Retirement income and racism.

The focus on taxing retirement income is a diversionary tactic used by the billionaire-funded opponents of the graduated income tax reform amendment currently on the ballot.

Voting has begun.

For voters in Illinois the outcome of the presidential election is not in doubt. Getting rid of the regressive flat tax might be our most important statewide vote.

There are many good reasons to approve this reform, yet all we hear about is taxing retirement income.

In reality, the amendment has nothing to do with retirement income or taxing it.

Why is it all we hear about?

Because those of us over 65 vote in numbers that exceed every other demographic group. For nearly 40 years, the turnout of voters over age 45 has significantly outpaced that of younger voters. In the 2016 presidential election, for example, 71 percent of Americans over 65 voted, compared with 46 percent among 18- to 29-year-olds.

By the way, older voters who went with Trump in 2016 are deserting Trump this year, along with every other demographic group.

What we don’t hear about enough is the racism of the flat tax. The current flat tax hits Black and Brown communities particularly hard.

Households in Black and Brown communities with income under $250,000 paid an additional $4 billion in taxes over 20 years than they would have with a graduated tax.

That is $4 billion that the rich did not pay. Compounded over time, this effectively enriched the state’s top 3 percent (a majority of whom are white) by an additional $7.5 billion.

Like in most things, retirement and getting old in America is also about racial equity and equality.

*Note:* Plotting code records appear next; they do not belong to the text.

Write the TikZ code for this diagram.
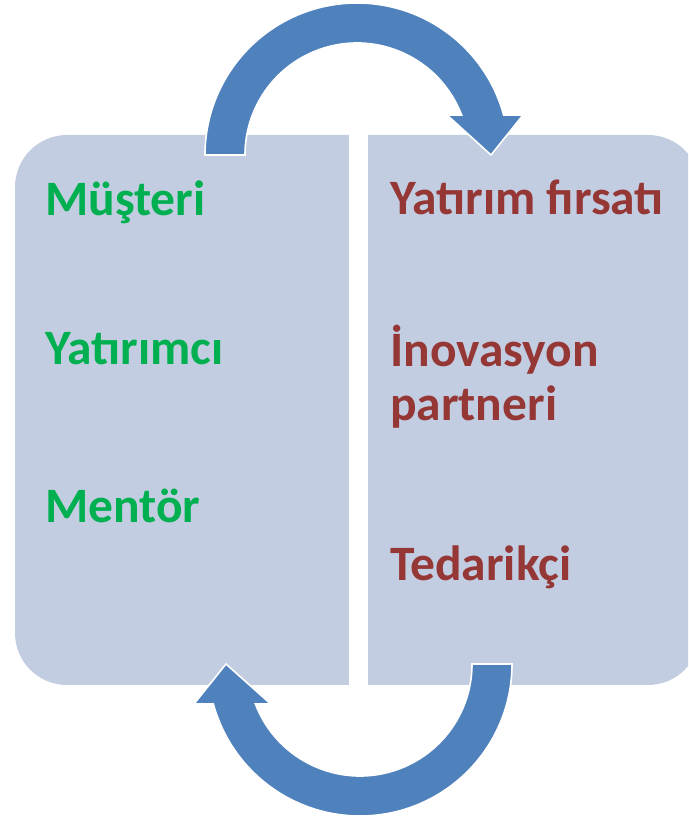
\documentclass[tikz,border=0pt]{standalone}
\usepackage{fontspec}
\setmainfont{Carlito}
\definecolor{boxfill}{HTML}{C3CDE2}
\definecolor{arrowblue}{HTML}{4F81BD}
\definecolor{txtgreen}{HTML}{00B050}
\definecolor{txtred}{HTML}{953735}
\begin{document}
\begin{tikzpicture}[x=1pt,y=1pt,
  lbl/.style={anchor=base west, inner sep=0pt, align=left,
    font=\fontsize{49.5}{54}\selectfont\bfseries},
  leftlbl/.style={lbl, text=txtgreen},
  rightlbl/.style={lbl, text=txtred},
  bigarrow/.style={fill=arrowblue, draw=white, line width=1.6pt, line join=miter}]
\path[use as bounding box, clip] (0,0) rectangle (688,819);
% panel
\fill[boxfill, rounded corners=52pt] (15,134) rectangle (700,684);
\fill[white] (349,130) rectangle (368,690);
% top arrow
\draw[bigarrow] (205,664) arc[start angle=180, end angle=15.26, radius=152]
  -- (523,704) -- (491,664) -- (447,704) -- (461.6,704)
  arc[start angle=20.92, end angle=180, radius=112] -- cycle;
% bottom arrow
\draw[bigarrow] (512,155) arc[start angle=0, end angle=-164.74, radius=152]
  -- (194,115) -- (226,155) -- (270.7,115) -- (255.4,115)
  arc[start angle=-159.08, end angle=0, radius=112] -- cycle;
% labels
\node[leftlbl] (m1) at (45,603) {Müşteri};
\node[leftlbl] (m2) at (45,454) {Yatırımcı};
\node[leftlbl] (m3) at (45,296) {Mentör};
\node[rightlbl] (r1) at (390,604) {Yatırım fırsatı};
\node[rightlbl] (r2) at (390,398) {İnovasyon\\partneri};
\node[rightlbl] (r3) at (390,238) {Tedarikçi};
\end{tikzpicture}
\end{document}
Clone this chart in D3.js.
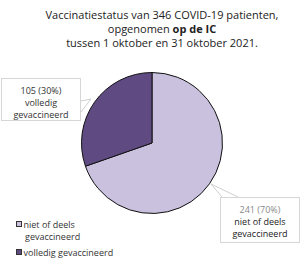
<!DOCTYPE html>
<html><head><meta charset="utf-8">
<script src="https://cdn.jsdelivr.net/npm/d3@7"></script>
<style>body{margin:0;background:#fff}svg{display:block;font-family:"Open Sans","DejaVu Sans",sans-serif}</style>
</head><body><svg id="c" width="308" height="265"></svg>
<script>
const categories = ["niet of deels gevaccineerd", "volledig gevaccineerd"];
const values = [241, 105];
const percents = ["70%", "30%"];
const colors = ["#cac1de", "#5f4b81"];

const svg = d3.select("#c");

// Title
const title = svg.append("text").attr("text-anchor","middle").attr("font-size",11).attr("fill","#222");
title.append("tspan").attr("x",162).attr("y",19).text("Vaccinatiestatus van 346 COVID-19 patienten,");
const t2 = title.append("tspan").attr("x",162).attr("y",33);
t2.append("tspan").text("opgenomen ");
t2.append("tspan").attr("font-weight","bold").text("op de IC");
title.append("tspan").attr("x",162).attr("y",47).text("tussen 1 oktober en 31 oktober 2021.");

// Pie
const cx = 152, cy = 143, r = 70.5;
const pie = d3.pie().sort(null)(values);
const arc = d3.arc().innerRadius(0).outerRadius(r);
const g = svg.append("g").attr("transform",`translate(${cx},${cy})`);
g.selectAll("path").data(pie).join("path")
  .attr("d",arc).attr("fill",(d,i)=>colors[i])
  .attr("stroke","#111").attr("stroke-width",1);

// callouts
function callout(bx,by,bw,bh,tip,base1,base2,lines,cols){
  svg.append("path").attr("d",`M${base1[0]},${base1[1]}L${tip[0]},${tip[1]}L${base2[0]},${base2[1]}`)
    .attr("fill","none").attr("stroke","#cfcfcf").attr("stroke-width",1);
  svg.append("rect").attr("x",bx).attr("y",by).attr("width",bw).attr("height",bh)
    .attr("fill","#fff").attr("stroke","#d6d6d6").attr("stroke-width",1);
  lines.forEach((l,i)=>{
    svg.append("text").attr("x",bx+bw/2).attr("y",by+15+i*12.3).attr("text-anchor","middle")
      .attr("font-size",9).attr("fill",cols[i]).text(l);
  });
}
callout(1.5,78.5,79,42,[91,99],[81,101],[81,112],
  [`${values[1]} (${percents[1]})`,"volledig","gevaccineerd"],["#333","#333","#333"]);
callout(220.5,197.5,79,45,[211,184],[222,197],[238,197],
  [`${values[0]} (${percents[0]})`,"niet of deels","gevaccineerd"],["#888","#222","#222"]);

// legend
const leg = svg.append("g");
leg.append("rect").attr("x",16.5).attr("y",221.5).attr("width",5).attr("height",5).attr("fill",colors[0]).attr("stroke","#333");
leg.append("text").attr("x",23.5).attr("y",227.5).attr("font-size",9).attr("fill","#333").text("niet of deels");
leg.append("text").attr("x",25).attr("y",239.8).attr("font-size",9).attr("fill","#333").text("gevaccineerd");
leg.append("rect").attr("x",16.5).attr("y",249.5).attr("width",5).attr("height",5).attr("fill",colors[1]).attr("stroke","#333");
leg.append("text").attr("x",23.5).attr("y",255.5).attr("font-size",9).attr("fill","#333").text("volledig gevaccineerd");
</script></body></html>
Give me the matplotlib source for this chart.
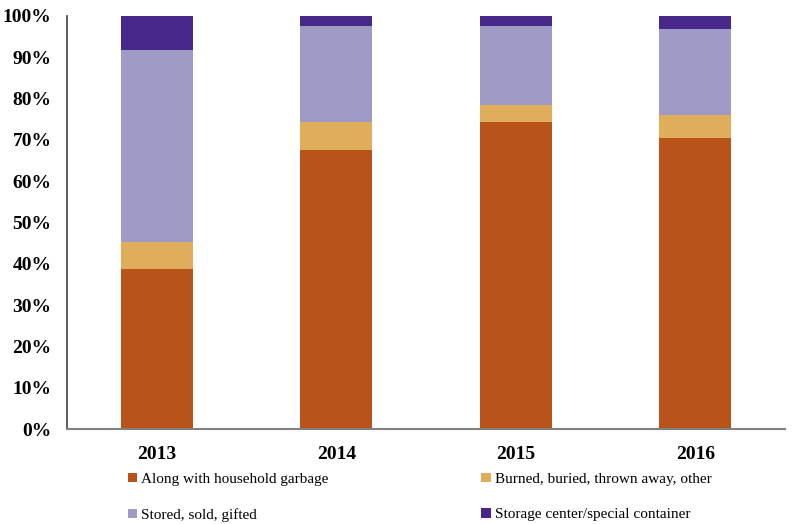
import numpy as np
import matplotlib.pyplot as plt
from matplotlib.ticker import PercentFormatter

# Data (share of respondents, %)
years = ['2013', '2014', '2015', '2016']
household = [38.7, 67.5, 74.3, 70.5]
burned = [6.5, 6.8, 4.0, 5.5]
stored = [46.5, 23.3, 19.3, 20.7]
storage = [8.3, 2.4, 2.4, 3.3]

labels = ['Along with household garbage', 'Burned, buried, thrown away, other',
          'Stored, sold, gifted', 'Storage center/special container']
colors = ['#B8541A', '#E0AE5A', '#A09AC6', '#47288A']

plt.rcParams['font.family'] = ['Liberation Serif', 'DejaVu Serif']

fig = plt.figure(figsize=(7.97, 5.24), dpi=100)
ax = fig.add_axes([0.084, 0.181, 0.901, 0.789])

x = np.arange(len(years))
bottom = np.zeros(len(years))
bars = []
for vals, lab, col in zip([household, burned, stored, storage], labels, colors):
    b = ax.bar(x, vals, 0.4, bottom=bottom, color=col, label=lab)
    bars.append(b)
    bottom += np.array(vals)

ax.set_xlim(-0.5, 3.5)
ax.set_ylim(0, 100)
ax.set_yticks(np.arange(0, 101, 10))
ax.yaxis.set_major_formatter(PercentFormatter(decimals=0))
ax.set_xticks(x)
ax.set_xticklabels(years)
for t in ax.get_xticklabels() + ax.get_yticklabels():
    t.set_fontweight('bold')
    t.set_fontsize(14)
ax.tick_params(length=0)
ax.tick_params(axis='y', pad=11)
ax.tick_params(axis='x', pad=12)

for s in ['top', 'right']:
    ax.spines[s].set_visible(False)
ax.spines['left'].set_color('#404040')
ax.spines['bottom'].set_color('#808080')
ax.spines['left'].set_linewidth(1.2)
ax.spines['bottom'].set_linewidth(1.5)

# legend order so columns read row-wise
order = [0, 2, 1, 3]
fig.legend([bars[i] for i in order], [labels[i] for i in order],
           ncol=2, loc='upper left', bbox_to_anchor=(0.160, 0.098),
           frameon=False, fontsize=11, handlelength=0.6, handleheight=0.6,
           handletextpad=0.3, columnspacing=10.0, labelspacing=1.45,
           borderaxespad=0, borderpad=0)

fig.savefig('out.png', dpi=100)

Systematic racism in retirement security were a big deal before the coronavirus struck, and the economic disruptions caused by the pandemic has made the problem worse.

The pandemic means millions of older workers will retire prematurely.

Retiring early means sharp reductions in Social Security benefits and loss of employer provided health insurance. It will hit nonwhite workers especially hard, particularly if the new Supreme Court dismantles the Affordable Care Act. That appears likely.

At a time when many seniors struggle to make ends meet, Black and Latino retirees are especially likely to lack retirement savings.

Two-thirds of single Black retirees — and three-quarters of single Latinos — have incomes below the Elder Index, a data set from the University of Massachusetts Boston that aims to measure the capacity of older people to cover basic living expenses.

Half of white seniors have resources below the index.

So, while the Illinois Policy Institute and Ken Griffin spread lies about the graduated income tax and cry crocodile tears about older people and retirees, the real economic crisis we face goes unaddressed.

And even more so, the racism of it.

4 thoughts on “Retirement income and racism.

  1. While you’re at it, perhaps you could address the ridiculous spending by our politicians, their refusal to put an amendment on the ballot regarding pensions, their corruption, and a host of other things that this tax amendment would reward. Is there anything to suggest that they would spend additional income in a more responsible way?

    1. The amendment does not transform government. It does not solve every problem. It is a simple reform that shifts the tax burden off of working people and retirees like me. How? Because the state taxes too little and spends too little of necessary services, the cost of those services are shifted to local government, which taxes too much on regressive property taxes and taxes on sales and services, which poor and retired people have to pay. You are simply wrong about the “ridiculous spending.” Just ask those who supply the state with goods and services but must wait months, sometimes years, to be paid.